STATE

R.I. chair for Trump campaign fired from WLNE sales job

'This is a First Amendment issue,' Doreen Costa says of her firing from the TV station

Katherine Gregg,Mark Reynolds
kgregg@providencejournal.com
Former R.I. Rep. Doreen Costa. [The Providence Journal, file]

A Republican firebrand selected to serve as an "honorary state chair" of President Trump's reelection campaign in Rhode Island said Tuesday that her employer, WLNE, had fired her for accepting the unpaid campaign position.

Doreen Costa, a former lawmaker, said the station had warned her about a week ago that taking the leadership position would lead to her firing. Nonetheless, she said, on Friday, she told WLNE, also known as ABC6, that she would serve as one of the campaign's chairs, providing a timely notification that set the stage for her termination on Monday.

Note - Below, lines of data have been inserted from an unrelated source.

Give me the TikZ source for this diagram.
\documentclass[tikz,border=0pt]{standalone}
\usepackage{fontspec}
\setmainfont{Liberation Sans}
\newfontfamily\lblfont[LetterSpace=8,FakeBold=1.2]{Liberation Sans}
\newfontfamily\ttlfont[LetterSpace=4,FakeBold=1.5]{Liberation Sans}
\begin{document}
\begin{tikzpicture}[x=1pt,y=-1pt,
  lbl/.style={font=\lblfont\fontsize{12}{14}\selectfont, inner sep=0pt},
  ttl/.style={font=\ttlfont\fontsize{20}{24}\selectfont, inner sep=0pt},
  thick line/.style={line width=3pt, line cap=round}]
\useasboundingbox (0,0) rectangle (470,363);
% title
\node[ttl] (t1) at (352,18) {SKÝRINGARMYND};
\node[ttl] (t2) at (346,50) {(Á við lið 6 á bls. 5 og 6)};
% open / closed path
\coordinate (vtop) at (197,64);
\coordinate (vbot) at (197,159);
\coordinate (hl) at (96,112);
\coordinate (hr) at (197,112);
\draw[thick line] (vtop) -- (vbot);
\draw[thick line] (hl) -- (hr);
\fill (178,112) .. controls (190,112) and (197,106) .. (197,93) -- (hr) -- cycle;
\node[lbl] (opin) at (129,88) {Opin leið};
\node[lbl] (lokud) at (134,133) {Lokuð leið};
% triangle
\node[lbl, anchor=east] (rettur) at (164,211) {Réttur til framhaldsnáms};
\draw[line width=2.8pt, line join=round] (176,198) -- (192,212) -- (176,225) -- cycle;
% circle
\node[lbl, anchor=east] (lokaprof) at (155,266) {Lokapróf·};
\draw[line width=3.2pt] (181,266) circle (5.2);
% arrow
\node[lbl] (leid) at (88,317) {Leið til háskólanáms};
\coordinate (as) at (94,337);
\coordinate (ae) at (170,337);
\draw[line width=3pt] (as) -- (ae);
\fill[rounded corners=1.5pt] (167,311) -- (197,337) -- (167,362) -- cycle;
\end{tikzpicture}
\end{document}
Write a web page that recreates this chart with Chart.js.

Costa said she was fired about an hour before the campaign announced her new role. Developer Gerald Zarrella was also named as an honorary state chair of the Trump campaign on Monday.

The station's decision, said Costa, was unnecessary and it unfairly ended a happy and productive period of employment that had begun in late January of 2019

“This is a First Amendment issue,” Costa told The Providence Journal during an interview.

She would not say how she will respond to her termination, saying "stay tuned."

The station’s general manager, Tina Marie Castano, declined to comment on the situation, saying she cannot comment on personnel matters.

Costa asserted that WLNE was well aware of her political activities before it hired her in January, and her contacts in Republican circles were seen as an advantage for bringing in advertising revenue come political season.

Her political background encompasses a recent stint on North Kingstown’s Town Council from 2016 to 2018 and service as a state representative from 2010 to 2016.

Her first legislative victory was getting the House to pass a resolution she sponsored requiring the state to refer to the evergreens that are erected in the State House during the holiday season as Christmas trees.

As the state Republican Party's finance director in 2013, she helped organize the Rhode Island GOP’s attempt to raise money by raffling off guns, including Smith & Wesson’s version of the AR-15-style semi-automatic rifle linked to the Newtown, Conn., elementary school massacre. While the move stirred controversy, even within state Republican ranks, the fundraising event itself was plugged as a success.

The lifelong Rhode Islander did not shrink from expressing her political views, including her support for Trump, after she landed at ABC6, on her mother’s birthday.

For example, she made appearances on WSBE’s “A Lively Experiment.”

“In case you guys didn’t get the memo, he’s still your president,” Costa said when the conversation turned to the Mueller probe on a show in July.

“The Democrats,” Costa said at another juncture, “can’t face that Donald Trump is their president.”

During such appearances, she said she made sure she complied with a policy that barred her from mentioning the station’s name in connection with political activity.

Costa said her professional career has focused on selling advertising since 2008.

And as she settled in at WLNE, she said she worked “extraordinarily hard,” sold advertising and was praised for her sales work as recently as last week.

“I give 110 percent,” she said.

Costa did not mention the situation at ABC6 in an interview with The Journal on Monday night. When she was asked what she expects to do in her new unpaid role, she said: "Spreading the message about Donald Trump.

"We've got to keep his name out there ... go door to door, get the rally situated for when he does come down here and ... call out the fake news all the time. If we see a story that we know is not right, you know we'll double-check it and triple-check it and then call the people out because I think he's getting a bum rap all around."

"Like for instance, he wanted to have the [G7] summit at one of his resorts. He wasn't going to charge anybody. He was going to save the taxpayers millions and billions of dollars ... They didn't report he was going to do it for free,'' she said.

(A Trump organization spokesman was not as definitive in a statement to The New York Times: "This is a perfect example of no good deed goes unpunished. It will likely end up costing the U.S. government 10 times the amount elsewhere, as we would have either done it at cost or contributed it to the United States for free if legally allowed.”)

"They don't report anything good that this man does,'' Costa said. "He could save every kitten and puppy in the entire universe and they would still trash him for some apparent reason."